STORED DATA |
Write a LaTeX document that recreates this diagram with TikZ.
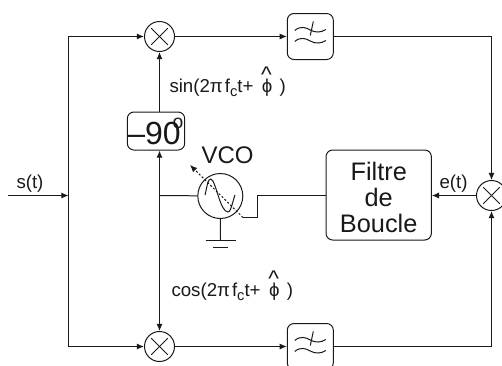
\documentclass[tikz,border=0pt]{standalone}
\usepackage{fontspec}
\usepackage{tikz}
\usetikzlibrary{arrows.meta}
\setmainfont{Liberation Sans}
\newcommand{\phichapeau}{\rlap{\raisebox{7pt}{\kern-0.6pt\fontsize{17}{17}\selectfont\^{}}}\raisebox{-0.5pt}{ϕ}}
\newcommand{\porteuse}[1]{#1(2π\kern1.5pt f\raisebox{-3.5pt}{\fontsize{11}{11}\selectfont c}t+ \kern2.5pt\phichapeau\ \kern1.5pt)}
\tikzset{
  fil/.style={-{Latex[length=5.4pt,width=4.6pt]}},
  mixeur/.style={draw,circle,minimum size=22.5pt,inner sep=0pt,
    path picture={
      \draw ([shift={(-6.2pt,-6.2pt)}]path picture bounding box.center) -- ([shift={(6.2pt,6.2pt)}]path picture bounding box.center);
      \draw ([shift={(-6.2pt,6.2pt)}]path picture bounding box.center) -- ([shift={(6.2pt,-6.2pt)}]path picture bounding box.center);
    }},
  boite/.style={draw,rounded corners=5pt,inner sep=0pt,align=center},
  legende/.style={anchor=base west,inner sep=0pt,font=\fontsize{14}{16}\selectfont}
}
\begin{document}
\begin{tikzpicture}[x=0.75pt,y=-0.75pt,line width=0.75pt,color=black!90]
  \useasboundingbox (0,0) rectangle (502,365);
  \clip (0,0) rectangle (502,365);
  \coordinate (entree) at (8,195.5);
  \coordinate (noeud) at (68.5,195.5);
  \coordinate (oscil) at (159.5,195.5);
  \coordinate (sortievco) at (243,217.5);
  \coordinate (coude) at (257.5,195.5);
  \coordinate (terre) at (220.5,240.5);
  \coordinate (pointe) at (190,165);
  \node[mixeur] (mixhaut) at (159.5,36.5) {};
  \node[mixeur] (mixbas) at (159.5,346.5) {};
  \node[mixeur] (mixdroit) at (491.5,195.5) {};
  \node[boite,minimum width=34.5pt,minimum height=34.5pt] (pbhaut) at (310.3,36.5) {};
  \node[boite,minimum width=34.5pt,minimum height=34.5pt] (pbbas) at (310.3,346.5) {};
  \node[boite,minimum width=39pt,minimum height=28.5pt,font=\fontsize{24}{24}\selectfont] (dephaseur) at (156,131)
    {–90\rlap{\kern-6pt\raisebox{12pt}{\fontsize{14.5}{14.5}\selectfont o}}\kern3pt};
  \node[draw,circle,minimum size=33.75pt,inner sep=0pt] (vco) at (220.3,196) {};
  \node[boite,minimum width=79pt,minimum height=67.5pt,font=\fontsize{19}{19.5}\selectfont] (filtre) at (378.7,195)
    {\rule{0pt}{17pt}Filtre\\de\\Boucle};
  \foreach \pb in {pbhaut,pbbas}{
    \begin{scope}[shift={(\pb.center)}]
      \draw (-15.5,-6) .. controls (-10,-11) and (-4,-9) .. (0,-6.5) .. controls (5,-3.5) and (11,-4) .. (15.5,-7);
      \draw (-15.5,5) .. controls (-10,0) and (-4,2) .. (0,4.5) .. controls (5,7.5) and (11,7) .. (15.5,4);
      \draw (3,-15) -- (0,-1);
    \end{scope}
  }
  \draw (205,195) .. controls (207,187) and (208,178) .. (211,179)
    .. controls (216,181) and (220,212) .. (228,212) .. controls (231,212) and (233,200) .. (235,195);
  \draw[fil] (entree) -- (noeud);
  \draw[fil] (noeud) |- (mixhaut);
  \draw[fil] (noeud) |- (mixbas);
  \draw[fil] (mixhaut) -- (pbhaut);
  \draw[fil] (mixbas) -- (pbbas);
  \draw[fil] (pbhaut) -| (mixdroit);
  \draw[fil] (pbbas) -| (mixdroit);
  \draw[fil] (mixdroit) -- (filtre.east |- mixdroit);
  \draw[fil] (dephaseur.north -| mixhaut) -- (mixhaut);
  \draw[fil] (oscil) -- (dephaseur.south -| oscil);
  \draw[fil] (oscil) -- (mixbas);
  \draw (vco) -- (oscil);
  \draw (filtre.west |- coude) -- (coude) -- (coude |- sortievco) -- (sortievco);
  \draw[dash pattern=on 1.5pt off 1.5pt,-{Latex[length=5.4pt,width=4.6pt]}] (sortievco) -- (pointe);
  \draw (vco) -- (terre);
  \draw ([xshift=-11.25pt]terre) -- ([xshift=11.25pt]terre);
  \draw ([shift={(-7.5,7)}]terre) -- ([shift={(7.5,7)}]terre);
  \node[legende] (entreetxt) at (16,188) {s(t)};
  \node[legende] (erreurtxt) at (439,188) {e(t)};
  \node[legende] (sintxt) at (169,92) {\porteuse{sin}};
  \node[legende] (costxt) at (171,296) {\porteuse{cos}};
  \node[legende,font=\fontsize{18}{18}\selectfont] (vcotxt) at (201,163) {VCO};
\end{tikzpicture}
\end{document}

INSTRUCTIONS TO FOLLOW | Repeat the data exactly, excluding the pictures.

RESULT OF THE EXERCISE |
Write a LaTeX document that recreates this diagram with TikZ.
\documentclass[tikz,border=0pt]{standalone}
\usepackage{fontspec}
\usepackage{tikz}
\usetikzlibrary{arrows.meta}
\setmainfont{Liberation Sans}
\newcommand{\phichapeau}{\rlap{\raisebox{7pt}{\kern-0.6pt\fontsize{17}{17}\selectfont\^{}}}\raisebox{-0.5pt}{ϕ}}
\newcommand{\porteuse}[1]{#1(2π\kern1.5pt f\raisebox{-3.5pt}{\fontsize{11}{11}\selectfont c}t+ \kern2.5pt\phichapeau\ \kern1.5pt)}
\tikzset{
  fil/.style={-{Latex[length=5.4pt,width=4.6pt]}},
  mixeur/.style={draw,circle,minimum size=22.5pt,inner sep=0pt,
    path picture={
      \draw ([shift={(-6.2pt,-6.2pt)}]path picture bounding box.center) -- ([shift={(6.2pt,6.2pt)}]path picture bounding box.center);
      \draw ([shift={(-6.2pt,6.2pt)}]path picture bounding box.center) -- ([shift={(6.2pt,-6.2pt)}]path picture bounding box.center);
    }},
  boite/.style={draw,rounded corners=5pt,inner sep=0pt,align=center},
  legende/.style={anchor=base west,inner sep=0pt,font=\fontsize{14}{16}\selectfont}
}
\begin{document}
\begin{tikzpicture}[x=0.75pt,y=-0.75pt,line width=0.75pt,color=black!90]
  \useasboundingbox (0,0) rectangle (502,365);
  \clip (0,0) rectangle (502,365);
  \coordinate (entree) at (8,195.5);
  \coordinate (noeud) at (68.5,195.5);
  \coordinate (oscil) at (159.5,195.5);
  \coordinate (sortievco) at (243,217.5);
  \coordinate (coude) at (257.5,195.5);
  \coordinate (terre) at (220.5,240.5);
  \coordinate (pointe) at (190,165);
  \node[mixeur] (mixhaut) at (159.5,36.5) {};
  \node[mixeur] (mixbas) at (159.5,346.5) {};
  \node[mixeur] (mixdroit) at (491.5,195.5) {};
  \node[boite,minimum width=34.5pt,minimum height=34.5pt] (pbhaut) at (310.3,36.5) {};
  \node[boite,minimum width=34.5pt,minimum height=34.5pt] (pbbas) at (310.3,346.5) {};
  \node[boite,minimum width=39pt,minimum height=28.5pt,font=\fontsize{24}{24}\selectfont] (dephaseur) at (156,131)
    {–90\rlap{\kern-6pt\raisebox{12pt}{\fontsize{14.5}{14.5}\selectfont o}}\kern3pt};
  \node[draw,circle,minimum size=33.75pt,inner sep=0pt] (vco) at (220.3,196) {};
  \node[boite,minimum width=79pt,minimum height=67.5pt,font=\fontsize{19}{19.5}\selectfont] (filtre) at (378.7,195)
    {\rule{0pt}{17pt}Filtre\\de\\Boucle};
  \foreach \pb in {pbhaut,pbbas}{
    \begin{scope}[shift={(\pb.center)}]
      \draw (-15.5,-6) .. controls (-10,-11) and (-4,-9) .. (0,-6.5) .. controls (5,-3.5) and (11,-4) .. (15.5,-7);
      \draw (-15.5,5) .. controls (-10,0) and (-4,2) .. (0,4.5) .. controls (5,7.5) and (11,7) .. (15.5,4);
      \draw (3,-15) -- (0,-1);
    \end{scope}
  }
  \draw (205,195) .. controls (207,187) and (208,178) .. (211,179)
    .. controls (216,181) and (220,212) .. (228,212) .. controls (231,212) and (233,200) .. (235,195);
  \draw[fil] (entree) -- (noeud);
  \draw[fil] (noeud) |- (mixhaut);
  \draw[fil] (noeud) |- (mixbas);
  \draw[fil] (mixhaut) -- (pbhaut);
  \draw[fil] (mixbas) -- (pbbas);
  \draw[fil] (pbhaut) -| (mixdroit);
  \draw[fil] (pbbas) -| (mixdroit);
  \draw[fil] (mixdroit) -- (filtre.east |- mixdroit);
  \draw[fil] (dephaseur.north -| mixhaut) -- (mixhaut);
  \draw[fil] (oscil) -- (dephaseur.south -| oscil);
  \draw[fil] (oscil) -- (mixbas);
  \draw (vco) -- (oscil);
  \draw (filtre.west |- coude) -- (coude) -- (coude |- sortievco) -- (sortievco);
  \draw[dash pattern=on 1.5pt off 1.5pt,-{Latex[length=5.4pt,width=4.6pt]}] (sortievco) -- (pointe);
  \draw (vco) -- (terre);
  \draw ([xshift=-11.25pt]terre) -- ([xshift=11.25pt]terre);
  \draw ([shift={(-7.5,7)}]terre) -- ([shift={(7.5,7)}]terre);
  \node[legende] (entreetxt) at (16,188) {s(t)};
  \node[legende] (erreurtxt) at (439,188) {e(t)};
  \node[legende] (sintxt) at (169,92) {\porteuse{sin}};
  \node[legende] (costxt) at (171,296) {\porteuse{cos}};
  \node[legende,font=\fontsize{18}{18}\selectfont] (vcotxt) at (201,163) {VCO};
\end{tikzpicture}
\end{document}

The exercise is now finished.